基于元胞传输模型的楼梯区域行人运动

针对楼梯区域行人运动进行观测实验,获得行人上下楼过程中的运动数据,通过对数据进行整理与分析,绘制不同过程中流量-密度变化关系图.通过对流密关系图进行定量分析,掌握楼梯区域行人运动特征,并改进原有元胞传输模型,提出楼梯行人运动模型,仿真模拟行人运动过程.模型中,引入势能修正系数,利用异向行人对元胞势能的影响来改变行人的路径选择;引入流量修正系数,描述不同的物理参数对元胞边界最大流量的影响;引入偏移系数,修正移动规则,增强优先方向对行人路径选择行为的影响.然后,通过比较仿真结果与实验数据,对模型及引入参数进行验证和校准.最后,利用校正模型,模拟研究楼梯区域对向行人运动过程,并对势能修正参数进行了灵敏度分析,进一步研究模型参数对行人运动的影响.研究表明,该模型可以模拟刻画楼梯区域行人运动过程,同时验证了楼梯区域行人集散效率跟行人到达率与行人路径选择有关.

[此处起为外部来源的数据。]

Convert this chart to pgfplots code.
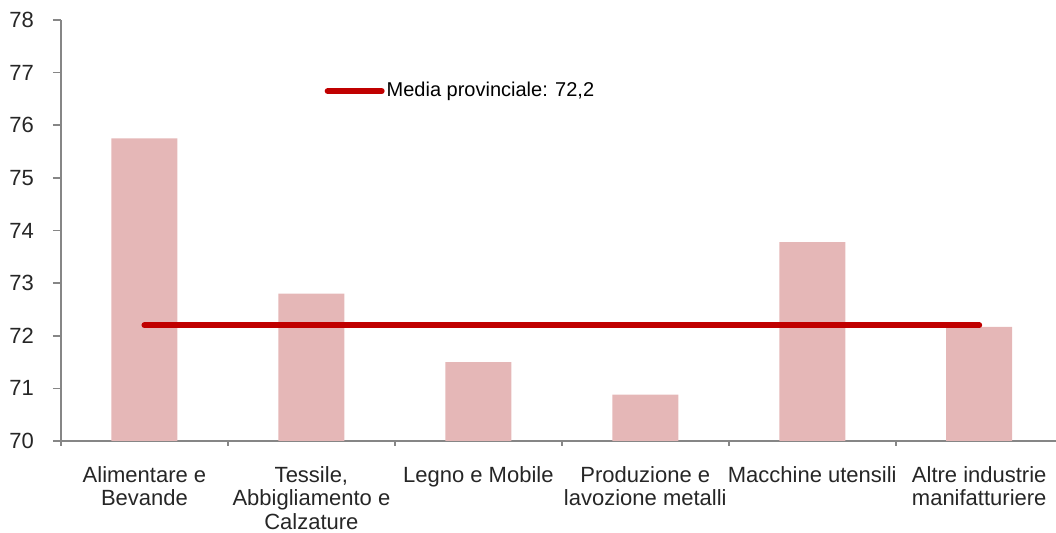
\documentclass[border=0pt]{standalone}
\usepackage{pgfplots}
\pgfplotsset{compat=1.18}
\usepackage{fontspec}
\setmainfont{Liberation Sans}
\definecolor{barpink}{RGB}{229,183,183}
\definecolor{linered}{RGB}{192,0,0}
\definecolor{axgray}{RGB}{134,134,134}
\begin{document}
\begin{tikzpicture}
\useasboundingbox (-30.5pt,-46pt) rectangle (497.5pt,220.5pt);
\begin{axis}[
  anchor=south west, at={(0pt,0pt)},
  scale only axis,
  width=497.5pt, height=210.5pt,
  xmin=-0.5, xmax=5.46,
  ymin=70, ymax=78,
  ytick={70,71,...,78},
  xtick={0,1,2,3,4,5},
  xticklabels={{Alimentare e\\Bevande}, {Tessile,\\Abbigliamento e\\Calzature}, {Legno e Mobile}, {Produzione e\\lavozione metalli}, {Macchine utensili}, {Altre industrie\\manifatturiere}},
  minor xtick={-0.5,0.5,1.5,2.5,3.5,4.5},
  axis x line*=bottom, axis y line*=left,
  axis line style={axgray, line width=0.8pt, -},
  major tick length=4pt,
  minor tick length=2.5pt,
  xtick style={draw=none},
  ytick style={draw=axgray, line width=0.8pt},
  minor x tick style={draw=axgray, line width=0.8pt},
  yticklabel style={font=\fontsize{11}{13}\selectfont, text=black!85, xshift=-6pt},
  xticklabel style={font=\fontsize{11}{11.8}\selectfont, text=black!85, align=center, yshift=-5pt},
  /pgf/number format/assume math mode=true,
  tick align=outside,
  legend style={at={(0.265,0.831)}, anchor=west, draw=none, fill=none, inner sep=0pt, outer sep=0pt, font=\fontsize{10}{12}\selectfont, nodes={inner xsep=1pt}, /tikz/every even column/.append style={column sep=0pt}},
  legend image code/.code={\draw[#1] (0pt,0pt) -- (27pt,0pt);},
  clip=false,
]
\addplot[ybar, bar width=33pt, fill=barpink, draw=none, forget plot] coordinates {
 (0,75.75) (1,72.8) (2,71.5) (3,70.88) (4,73.78) (5,72.17)
};
\addplot[linered, line width=3pt, line cap=round, mark=none] coordinates {(0,72.2) (5,72.2)};
\addlegendentry{Media provinciale: 72,2}
\end{axis}
\end{tikzpicture}
\end{document}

Study of pedestrian flow on stairs with a cellular transmission model

The aim of this study is to address the following issues: 1) revealing the typical behaviors and properties of pedestrian movement when going upstairs and downstairs; 2) constructing a pedestrian evacuation model to formulate the walking process of pedestrians in stair area; 3) verifying that the cell transmission model widely used in the two-dimensional walking space can also be applied to the three-dimensional staircase area. Firstly, an observation experiment is carried out to gain the pedestrian movement data in the process of going upstairs and downstairs. By collating the data, the relation between density and flow in the unidirectional process of going upstairs or going downstairs, and in the bi-directional process of going upstairs and downstairs, are drawn respectively. Then, by analyzing the fundamental diagrams, several characteristics of pedestrian movement in stair area are revealed. Based on these characteristics, an extended cell transmission model is proposed. In this model, a potential correction coefficient is introduced to change the route choice of pedestrians by using the influence of different directional pedestrians on the potential; a flow modification coefficient is introduced to describe the effect of physical parameters on the maximum flow at the boundary between two neighboring cells; and an offset coefficient is introduced to correct movement rules and strengthen the influence of preferential direction on pedestrian route choice. Further, simulations relied on the proposed model are conducted. By comparing the simulation results with the experimental data, the model is calibrated. Then the calibrated model is employed to formulate the pedestrian movement in stair area, and the sensitivity of the potential correction parameter is also discussed. The simulation results indicate that the proposed model can successfully reproduce the movement of pedestrians on stair. Moreover, the route-choice behaviors of pedestrians can be directed by varying the values of the potential correction coefficient, which can present important information about optimizing the evacuation process of pedestrians on stair, thereby reducing the risk of an accident, such as congesting and treading.